STATED PROBLEM:
Your task is to retype the lines from the opening of the material through the line that includes "plt.rcParams['mathtext.fontset'] = 'cm'". Do not copy the pictures.

========================================

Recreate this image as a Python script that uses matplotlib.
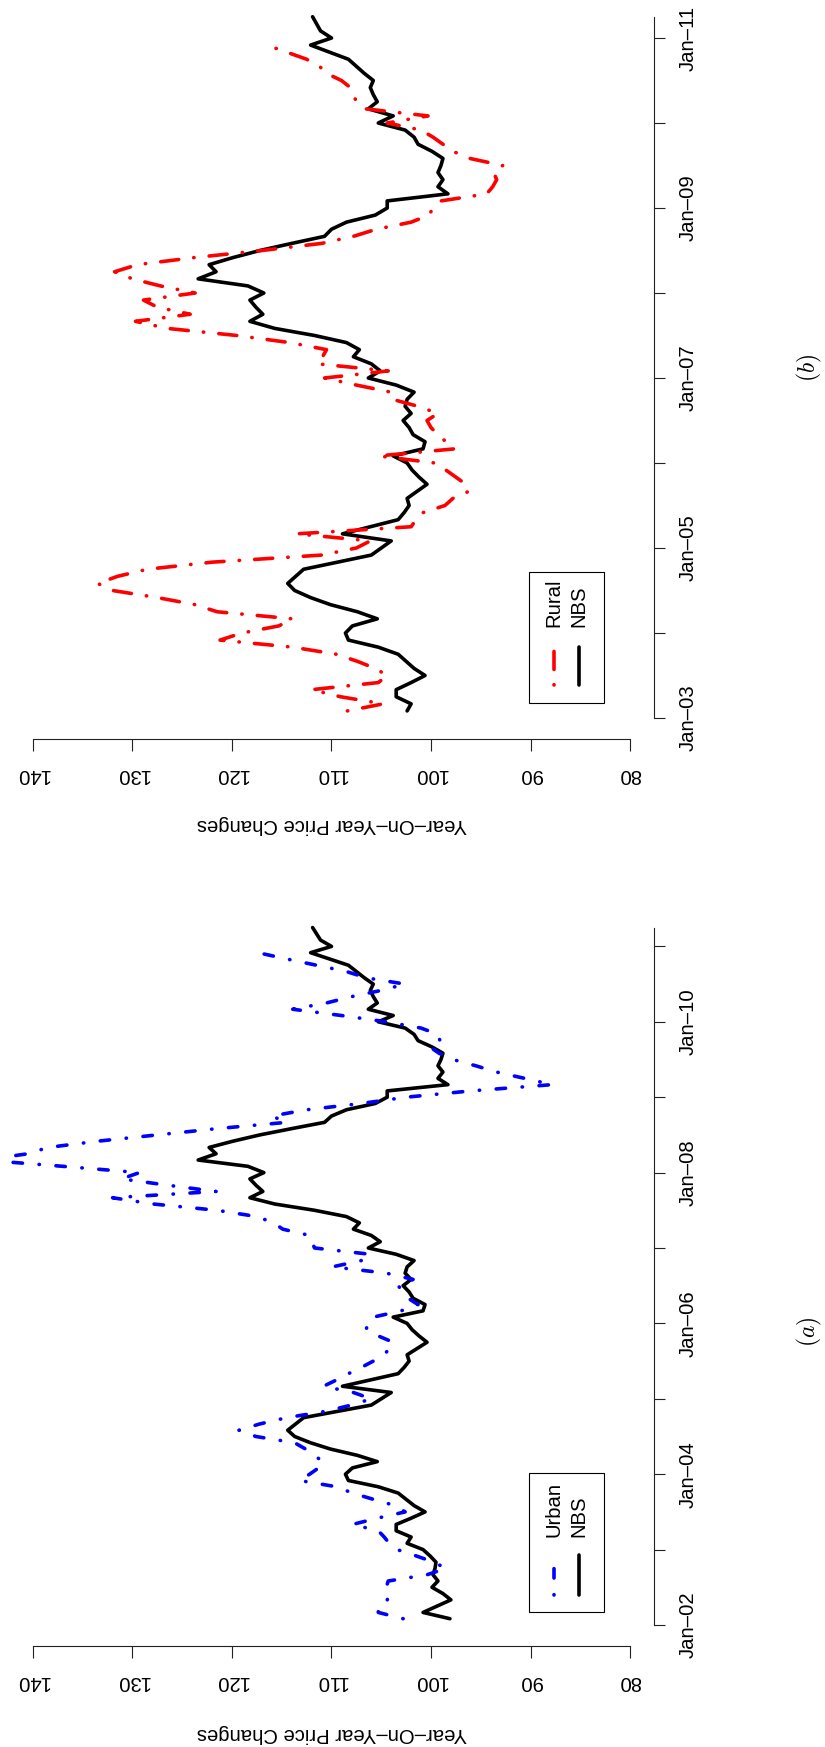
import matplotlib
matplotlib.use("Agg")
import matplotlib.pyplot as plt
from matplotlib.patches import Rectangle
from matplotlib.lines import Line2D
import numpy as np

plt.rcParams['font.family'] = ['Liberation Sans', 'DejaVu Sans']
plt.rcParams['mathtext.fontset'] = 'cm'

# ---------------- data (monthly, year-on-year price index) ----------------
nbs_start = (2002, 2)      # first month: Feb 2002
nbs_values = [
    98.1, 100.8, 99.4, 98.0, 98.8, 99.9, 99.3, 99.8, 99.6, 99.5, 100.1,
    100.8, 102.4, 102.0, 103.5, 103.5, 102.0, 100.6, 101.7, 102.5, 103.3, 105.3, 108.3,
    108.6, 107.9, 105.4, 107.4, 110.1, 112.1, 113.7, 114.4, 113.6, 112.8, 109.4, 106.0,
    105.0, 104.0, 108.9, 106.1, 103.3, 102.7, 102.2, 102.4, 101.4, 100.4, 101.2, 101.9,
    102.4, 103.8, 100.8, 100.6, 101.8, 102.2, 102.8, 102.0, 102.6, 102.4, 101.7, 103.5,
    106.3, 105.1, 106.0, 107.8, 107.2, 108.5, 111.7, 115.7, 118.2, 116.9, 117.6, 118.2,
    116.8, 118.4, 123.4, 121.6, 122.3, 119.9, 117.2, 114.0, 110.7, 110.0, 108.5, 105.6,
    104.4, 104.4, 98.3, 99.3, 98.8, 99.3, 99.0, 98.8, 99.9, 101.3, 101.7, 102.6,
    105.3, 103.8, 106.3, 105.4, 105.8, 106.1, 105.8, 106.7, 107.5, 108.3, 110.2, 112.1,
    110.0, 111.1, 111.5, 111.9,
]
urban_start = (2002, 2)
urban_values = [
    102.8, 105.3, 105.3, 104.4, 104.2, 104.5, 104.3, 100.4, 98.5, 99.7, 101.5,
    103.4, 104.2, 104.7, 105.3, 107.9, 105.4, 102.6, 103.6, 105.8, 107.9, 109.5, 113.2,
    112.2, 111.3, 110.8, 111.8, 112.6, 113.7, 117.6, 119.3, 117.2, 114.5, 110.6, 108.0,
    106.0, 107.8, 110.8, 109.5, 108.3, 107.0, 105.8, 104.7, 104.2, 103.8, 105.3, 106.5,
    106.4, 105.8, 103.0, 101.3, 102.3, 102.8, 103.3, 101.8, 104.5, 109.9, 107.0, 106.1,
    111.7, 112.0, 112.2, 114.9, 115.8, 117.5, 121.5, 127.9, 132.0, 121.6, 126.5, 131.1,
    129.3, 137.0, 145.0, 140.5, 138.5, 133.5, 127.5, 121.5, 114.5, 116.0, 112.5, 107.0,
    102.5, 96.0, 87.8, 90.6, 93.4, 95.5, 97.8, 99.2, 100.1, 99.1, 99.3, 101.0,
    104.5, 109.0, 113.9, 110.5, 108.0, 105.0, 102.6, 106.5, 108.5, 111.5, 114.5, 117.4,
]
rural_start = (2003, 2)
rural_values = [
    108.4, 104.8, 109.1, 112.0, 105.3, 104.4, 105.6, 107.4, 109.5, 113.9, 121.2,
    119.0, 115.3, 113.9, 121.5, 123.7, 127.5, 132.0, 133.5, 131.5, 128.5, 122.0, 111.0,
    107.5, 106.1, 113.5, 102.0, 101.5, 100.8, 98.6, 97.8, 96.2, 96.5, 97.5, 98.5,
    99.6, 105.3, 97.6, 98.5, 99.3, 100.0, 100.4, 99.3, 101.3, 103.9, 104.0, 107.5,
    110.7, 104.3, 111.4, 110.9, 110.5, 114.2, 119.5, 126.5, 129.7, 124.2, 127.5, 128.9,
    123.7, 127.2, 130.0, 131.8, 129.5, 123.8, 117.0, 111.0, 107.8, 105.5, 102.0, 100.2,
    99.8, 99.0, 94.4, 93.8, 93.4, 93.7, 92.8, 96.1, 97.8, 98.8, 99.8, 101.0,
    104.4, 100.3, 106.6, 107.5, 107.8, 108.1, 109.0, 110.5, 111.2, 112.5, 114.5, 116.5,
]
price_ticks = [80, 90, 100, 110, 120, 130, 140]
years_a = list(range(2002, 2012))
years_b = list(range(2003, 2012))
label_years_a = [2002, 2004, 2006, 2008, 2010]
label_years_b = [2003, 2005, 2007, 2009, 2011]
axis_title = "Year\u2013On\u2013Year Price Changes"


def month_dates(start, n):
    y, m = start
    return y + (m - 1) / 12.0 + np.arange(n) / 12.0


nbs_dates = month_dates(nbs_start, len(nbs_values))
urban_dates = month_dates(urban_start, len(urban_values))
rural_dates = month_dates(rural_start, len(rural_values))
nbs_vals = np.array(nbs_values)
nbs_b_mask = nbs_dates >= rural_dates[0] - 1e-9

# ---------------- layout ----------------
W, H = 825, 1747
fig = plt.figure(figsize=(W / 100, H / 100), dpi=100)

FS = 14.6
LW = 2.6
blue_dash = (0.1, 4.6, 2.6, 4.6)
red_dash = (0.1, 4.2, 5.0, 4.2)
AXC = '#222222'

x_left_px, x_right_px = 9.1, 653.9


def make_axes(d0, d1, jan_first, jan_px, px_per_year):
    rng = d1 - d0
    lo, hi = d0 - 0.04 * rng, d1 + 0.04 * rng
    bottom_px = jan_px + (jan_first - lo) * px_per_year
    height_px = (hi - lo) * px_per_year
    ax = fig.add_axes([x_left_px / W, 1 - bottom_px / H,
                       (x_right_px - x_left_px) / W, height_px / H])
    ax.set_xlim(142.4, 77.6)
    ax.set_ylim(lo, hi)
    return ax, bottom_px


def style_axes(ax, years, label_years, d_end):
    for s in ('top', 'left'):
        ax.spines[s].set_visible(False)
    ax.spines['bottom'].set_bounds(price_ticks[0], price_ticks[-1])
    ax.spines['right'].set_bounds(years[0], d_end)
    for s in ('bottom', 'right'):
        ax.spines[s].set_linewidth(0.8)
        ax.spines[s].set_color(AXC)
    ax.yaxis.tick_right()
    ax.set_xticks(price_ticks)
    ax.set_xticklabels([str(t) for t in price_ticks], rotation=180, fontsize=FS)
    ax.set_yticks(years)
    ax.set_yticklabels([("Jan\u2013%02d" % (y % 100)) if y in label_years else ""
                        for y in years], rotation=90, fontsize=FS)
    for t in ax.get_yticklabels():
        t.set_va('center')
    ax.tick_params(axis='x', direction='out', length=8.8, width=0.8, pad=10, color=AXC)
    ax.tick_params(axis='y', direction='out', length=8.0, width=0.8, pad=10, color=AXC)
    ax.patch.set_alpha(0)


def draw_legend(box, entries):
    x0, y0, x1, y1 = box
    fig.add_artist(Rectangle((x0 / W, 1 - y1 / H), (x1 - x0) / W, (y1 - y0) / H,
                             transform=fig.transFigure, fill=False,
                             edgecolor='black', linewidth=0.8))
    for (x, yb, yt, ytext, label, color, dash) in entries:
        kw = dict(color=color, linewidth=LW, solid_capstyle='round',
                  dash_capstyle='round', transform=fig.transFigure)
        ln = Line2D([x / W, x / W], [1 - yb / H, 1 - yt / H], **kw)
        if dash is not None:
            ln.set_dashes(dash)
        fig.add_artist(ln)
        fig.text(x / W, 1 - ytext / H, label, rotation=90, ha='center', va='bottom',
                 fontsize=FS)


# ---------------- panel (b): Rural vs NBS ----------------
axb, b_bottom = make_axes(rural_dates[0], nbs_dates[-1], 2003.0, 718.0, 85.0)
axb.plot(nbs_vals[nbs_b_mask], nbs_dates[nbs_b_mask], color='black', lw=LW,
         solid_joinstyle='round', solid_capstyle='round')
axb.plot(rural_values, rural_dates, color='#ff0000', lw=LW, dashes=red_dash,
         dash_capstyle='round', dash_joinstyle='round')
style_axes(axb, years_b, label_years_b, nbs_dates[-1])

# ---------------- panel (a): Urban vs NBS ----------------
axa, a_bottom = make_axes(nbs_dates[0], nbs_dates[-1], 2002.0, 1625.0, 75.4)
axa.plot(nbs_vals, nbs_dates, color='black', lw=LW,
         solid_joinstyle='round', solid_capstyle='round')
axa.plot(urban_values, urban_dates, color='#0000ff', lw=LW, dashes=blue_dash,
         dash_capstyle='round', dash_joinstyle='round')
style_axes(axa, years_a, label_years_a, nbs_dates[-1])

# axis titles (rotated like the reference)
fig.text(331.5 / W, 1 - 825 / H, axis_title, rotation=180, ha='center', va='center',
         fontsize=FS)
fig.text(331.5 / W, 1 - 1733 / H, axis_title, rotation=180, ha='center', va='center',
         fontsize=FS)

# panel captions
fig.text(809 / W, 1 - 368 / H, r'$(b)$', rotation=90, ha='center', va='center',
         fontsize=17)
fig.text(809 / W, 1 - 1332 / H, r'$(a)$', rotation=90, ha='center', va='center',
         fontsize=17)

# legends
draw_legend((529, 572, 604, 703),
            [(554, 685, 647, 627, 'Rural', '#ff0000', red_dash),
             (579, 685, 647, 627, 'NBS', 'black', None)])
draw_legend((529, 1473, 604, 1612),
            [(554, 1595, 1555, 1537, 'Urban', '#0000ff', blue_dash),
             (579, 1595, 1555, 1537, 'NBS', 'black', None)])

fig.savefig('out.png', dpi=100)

========================================

EXERCISE RESULT:
Recreate this image as a Python script that uses matplotlib.
import matplotlib
matplotlib.use("Agg")
import matplotlib.pyplot as plt
from matplotlib.patches import Rectangle
from matplotlib.lines import Line2D
import numpy as np

plt.rcParams['font.family'] = ['Liberation Sans', 'DejaVu Sans']
plt.rcParams['mathtext.fontset'] = 'cm'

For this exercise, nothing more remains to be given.